→ **Dataset section**
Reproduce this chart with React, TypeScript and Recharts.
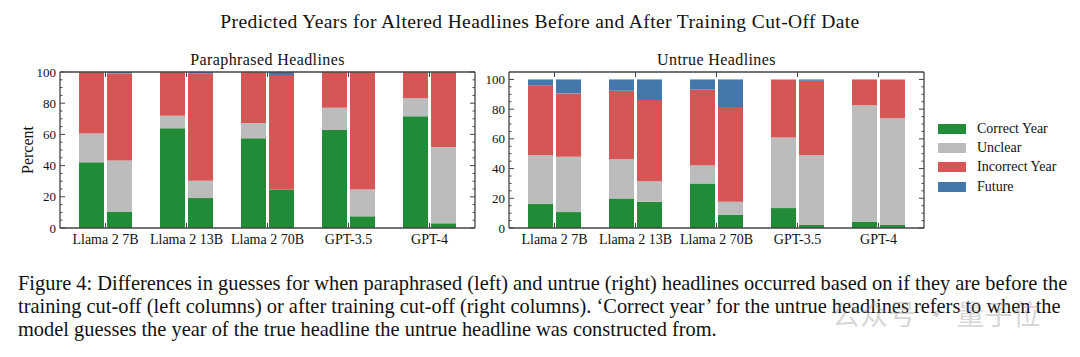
import { Bar, BarChart, XAxis, YAxis } from "recharts"

const models = ["Llama 2 7B", "Llama 2 13B", "Llama 2 70B", "GPT-3.5", "GPT-4"]

// paraphrased headlines, before / after training cut-off
const paraBeforeCorrect = [42.1, 63.9, 57.5, 62.8, 71.6]
const paraBeforeUnclear = [18.4, 8.1, 9.8, 14.3, 11.7]
const paraBeforeIncorrect = [39.5, 28.0, 32.7, 22.9, 16.7]
const paraBeforeFuture = [0, 0, 0, 0, 0]
const paraAfterCorrect = [10.3, 19.2, 24.6, 7.5, 3.0]
const paraAfterUnclear = [32.9, 11.1, 0, 17.1, 48.9]
const paraAfterIncorrect = [55.9, 68.7, 73.4, 75.4, 48.1]
const paraAfterFuture = [0.9, 1.0, 2.0, 0, 0]

// untrue headlines
const untrueBeforeCorrect = [16.1, 19.9, 30.0, 13.4, 4.3]
const untrueBeforeUnclear = [32.9, 26.4, 12.3, 47.5, 78.3]
const untrueBeforeIncorrect = [47.0, 46.1, 50.8, 39.1, 17.4]
const untrueBeforeFuture = [4.0, 7.6, 6.9, 0, 0]
const untrueAfterCorrect = [10.7, 17.7, 8.9, 2.0, 2.0]
const untrueAfterUnclear = [37.2, 13.8, 8.8, 47.0, 71.8]
const untrueAfterIncorrect = [42.7, 54.6, 63.7, 50.1, 26.2]
const untrueAfterFuture = [9.4, 13.9, 18.6, 0.9, 0]

const yTicks = [0, 5, 10, 15, 20, 25, 30, 35, 40, 45, 50, 55, 60, 65, 70, 75, 80, 85, 90, 95, 100]

const legendItems = [
  { name: "Correct Year", color: "#228b38" },
  { name: "Unclear", color: "#bcbcbc" },
  { name: "Incorrect Year", color: "#d65656" },
  { name: "Future", color: "#4478ad" },
]

const FONT = "'Liberation Serif', 'Times New Roman', serif"
const FRAME = "#444"

function buildRows(bc: number[], bu: number[], bi: number[], bf: number[], ac: number[], au: number[], ai: number[], af: number[]) {
  return models.map((m, i) => ({
    model: m,
    bCorrect: bc[i], bUnclear: bu[i], bIncorrect: bi[i], bFuture: bf[i],
    aCorrect: ac[i], aUnclear: au[i], aIncorrect: ai[i], aFuture: af[i],
  }))
}

const paraRows = buildRows(paraBeforeCorrect, paraBeforeUnclear, paraBeforeIncorrect, paraBeforeFuture,
  paraAfterCorrect, paraAfterUnclear, paraAfterIncorrect, paraAfterFuture)
const untrueRows = buildRows(untrueBeforeCorrect, untrueBeforeUnclear, untrueBeforeIncorrect, untrueBeforeFuture,
  untrueAfterCorrect, untrueAfterUnclear, untrueAfterIncorrect, untrueAfterFuture)

const LeftTick = (props: any) => {
  const { x, y, payload } = props
  const major = payload.value % 20 === 0
  return (
    <g>
      <line x1={x} x2={x + (major ? 5 : 2.5)} y1={y} y2={y} stroke={FRAME} strokeWidth={1} />
      {major && (
        <text x={x - 4} y={y} dy={4.5} textAnchor="end" fontFamily={FONT} fontSize={13} fill="#111">
          {payload.value}
        </text>
      )}
    </g>
  )
}

const RightTick = (props: any) => {
  const { x, y, payload } = props
  const major = payload.value % 20 === 0
  return <line x1={x} x2={x - (major ? 5 : 2.5)} y1={y} y2={y} stroke={FRAME} strokeWidth={1} />
}

const BottomTick = (props: any) => {
  const { x, y, payload } = props
  return (
    <g>
      <line x1={x} x2={x} y1={y} y2={y - 5} stroke={FRAME} strokeWidth={1} />
      <text x={x} y={y + 16} textAnchor="middle" fontFamily={FONT} fontSize={14} fill="#111">
        {payload.value}
      </text>
    </g>
  )
}

const TopTick = (props: any) => {
  const { x, y } = props
  return <line x1={x} x2={x} y1={y} y2={y + 5} stroke={FRAME} strokeWidth={1} />
}

function Panel({ rows, width, margin, yMax }: { rows: any[]; width: number; margin: any; yMax: number }) {
  const axisLine = { stroke: FRAME, strokeWidth: 1.3 }
  return (
    <BarChart width={width} height={250} data={rows} margin={margin} barSize={25} barGap={3}>
      <XAxis dataKey="model" height={1} tickSize={0} tickMargin={0} tickLine={false} axisLine={axisLine}
        padding={{ left: 5, right: 5 }} interval={0} tick={<BottomTick />} />
      <XAxis dataKey="model" xAxisId="top" orientation="top" height={1} tickSize={0} tickMargin={0}
        tickLine={false} axisLine={axisLine} padding={{ left: 5, right: 5 }} interval={0} tick={<TopTick />} />
      <YAxis type="number" domain={[0, yMax]} ticks={yTicks} width={1} tickSize={0} tickMargin={0}
        tickLine={false} axisLine={axisLine} interval={0} allowDataOverflow tick={<LeftTick />} />
      <YAxis yAxisId="right" orientation="right" type="number" domain={[0, yMax]} ticks={yTicks} width={1}
        tickSize={0} tickMargin={0} tickLine={false} axisLine={axisLine} interval={0} allowDataOverflow
        tick={<RightTick />} />
      <Bar dataKey="bCorrect" stackId="before" fill={legendItems[0].color} isAnimationActive={false} />
      <Bar dataKey="bUnclear" stackId="before" fill={legendItems[1].color} isAnimationActive={false} />
      <Bar dataKey="bIncorrect" stackId="before" fill={legendItems[2].color} isAnimationActive={false} />
      <Bar dataKey="bFuture" stackId="before" fill={legendItems[3].color} isAnimationActive={false} />
      <Bar dataKey="aCorrect" stackId="after" fill={legendItems[0].color} isAnimationActive={false} />
      <Bar dataKey="aUnclear" stackId="after" fill={legendItems[1].color} isAnimationActive={false} />
      <Bar dataKey="aIncorrect" stackId="after" fill={legendItems[2].color} isAnimationActive={false} />
      <Bar dataKey="aFuture" stackId="after" fill={legendItems[3].color} isAnimationActive={false} />
    </BarChart>
  )
}

export default function App() {
  return (
    <div style={{ position: "absolute", left: 0, top: 0, width: 1080, height: 357, background: "#fff", fontFamily: FONT, color: "#111", overflow: "hidden" }}>
      <div style={{ position: "absolute", top: 11, left: 0, width: 1080, textAlign: "center", fontSize: 19.5, letterSpacing: 0.4 }}>
        Predicted Years for Altered Headlines Before and After Training Cut-Off Date
      </div>

      <div style={{ position: "absolute", top: 51, left: 60, width: 415, textAlign: "center", fontSize: 16, letterSpacing: 0.4 }}>
        Paraphrased Headlines
      </div>
      <div style={{ position: "absolute", top: 51, left: 509, width: 415, textAlign: "center", fontSize: 16, letterSpacing: 0.4 }}>
        Untrue Headlines
      </div>

      <div style={{ position: "absolute", left: 28, top: 150, transform: "translate(-50%, -50%) rotate(-90deg)", fontSize: 16, whiteSpace: "nowrap" }}>
        Percent
      </div>

      <div style={{ position: "absolute", left: 0, top: 0 }}>
        <Panel rows={paraRows} width={480} margin={{ top: 71, right: 4, bottom: 21, left: 59 }} yMax={100} />
      </div>
      <div style={{ position: "absolute", left: 480, top: 0 }}>
        <Panel rows={untrueRows} width={450} margin={{ top: 71, right: 5, bottom: 21, left: 28 }} yMax={105} />
      </div>

      <div style={{ position: "absolute", left: 938, top: 119 }}>
        {legendItems.map((it) => (
          <div key={it.name} style={{ display: "flex", alignItems: "center", height: 19.3, fontSize: 14 }}>
            <div style={{ width: 28, height: 10, background: it.color, marginRight: 11 }} />
            <span>{it.name}</span>
          </div>
        ))}
      </div>

      <div style={{ position: "absolute", left: 18, top: 272, fontSize: 20.4, lineHeight: "23px", whiteSpace: "nowrap", fontFamily: "'Liberation Serif', serif" }}>
        <div>Figure 4: Differences in guesses for when paraphrased (left) and untrue (right) headlines occurred based on if they are before the</div>
        <div>training cut-off (left columns) or after training cut-off (right columns). ‘Correct year’ for the untrue headlines refers to when the</div>
        <div>model guesses the year of the true headline the untrue headline was constructed from.</div>
      </div>

      <div style={{ position: "absolute", left: 832, top: 297, fontSize: 28, lineHeight: "32px", color: "rgba(150,150,150,0.4)", fontFamily: "'Noto Sans CJK SC', sans-serif", whiteSpace: "nowrap" }}>
        公众号 · 量子位
      </div>
    </div>
  )
}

→ **What you should do**
Leave out any pictures, please, and quote only the lines from the top of the data through the line that contains "untrueAfterUnclear, untrueAfterIncorrect, untrueAfterFuture)".

→ **Task result**
Reproduce this chart with React, TypeScript and Recharts.
import { Bar, BarChart, XAxis, YAxis } from "recharts"

const models = ["Llama 2 7B", "Llama 2 13B", "Llama 2 70B", "GPT-3.5", "GPT-4"]

// paraphrased headlines, before / after training cut-off
const paraBeforeCorrect = [42.1, 63.9, 57.5, 62.8, 71.6]
const paraBeforeUnclear = [18.4, 8.1, 9.8, 14.3, 11.7]
const paraBeforeIncorrect = [39.5, 28.0, 32.7, 22.9, 16.7]
const paraBeforeFuture = [0, 0, 0, 0, 0]
const paraAfterCorrect = [10.3, 19.2, 24.6, 7.5, 3.0]
const paraAfterUnclear = [32.9, 11.1, 0, 17.1, 48.9]
const paraAfterIncorrect = [55.9, 68.7, 73.4, 75.4, 48.1]
const paraAfterFuture = [0.9, 1.0, 2.0, 0, 0]

// untrue headlines
const untrueBeforeCorrect = [16.1, 19.9, 30.0, 13.4, 4.3]
const untrueBeforeUnclear = [32.9, 26.4, 12.3, 47.5, 78.3]
const untrueBeforeIncorrect = [47.0, 46.1, 50.8, 39.1, 17.4]
const untrueBeforeFuture = [4.0, 7.6, 6.9, 0, 0]
const untrueAfterCorrect = [10.7, 17.7, 8.9, 2.0, 2.0]
const untrueAfterUnclear = [37.2, 13.8, 8.8, 47.0, 71.8]
const untrueAfterIncorrect = [42.7, 54.6, 63.7, 50.1, 26.2]
const untrueAfterFuture = [9.4, 13.9, 18.6, 0.9, 0]

const yTicks = [0, 5, 10, 15, 20, 25, 30, 35, 40, 45, 50, 55, 60, 65, 70, 75, 80, 85, 90, 95, 100]

const legendItems = [
  { name: "Correct Year", color: "#228b38" },
  { name: "Unclear", color: "#bcbcbc" },
  { name: "Incorrect Year", color: "#d65656" },
  { name: "Future", color: "#4478ad" },
]

const FONT = "'Liberation Serif', 'Times New Roman', serif"
const FRAME = "#444"

function buildRows(bc: number[], bu: number[], bi: number[], bf: number[], ac: number[], au: number[], ai: number[], af: number[]) {
  return models.map((m, i) => ({
    model: m,
    bCorrect: bc[i], bUnclear: bu[i], bIncorrect: bi[i], bFuture: bf[i],
    aCorrect: ac[i], aUnclear: au[i], aIncorrect: ai[i], aFuture: af[i],
  }))
}

const paraRows = buildRows(paraBeforeCorrect, paraBeforeUnclear, paraBeforeIncorrect, paraBeforeFuture,
  paraAfterCorrect, paraAfterUnclear, paraAfterIncorrect, paraAfterFuture)
const untrueRows = buildRows(untrueBeforeCorrect, untrueBeforeUnclear, untrueBeforeIncorrect, untrueBeforeFuture,
  untrueAfterCorrect, untrueAfterUnclear, untrueAfterIncorrect, untrueAfterFuture)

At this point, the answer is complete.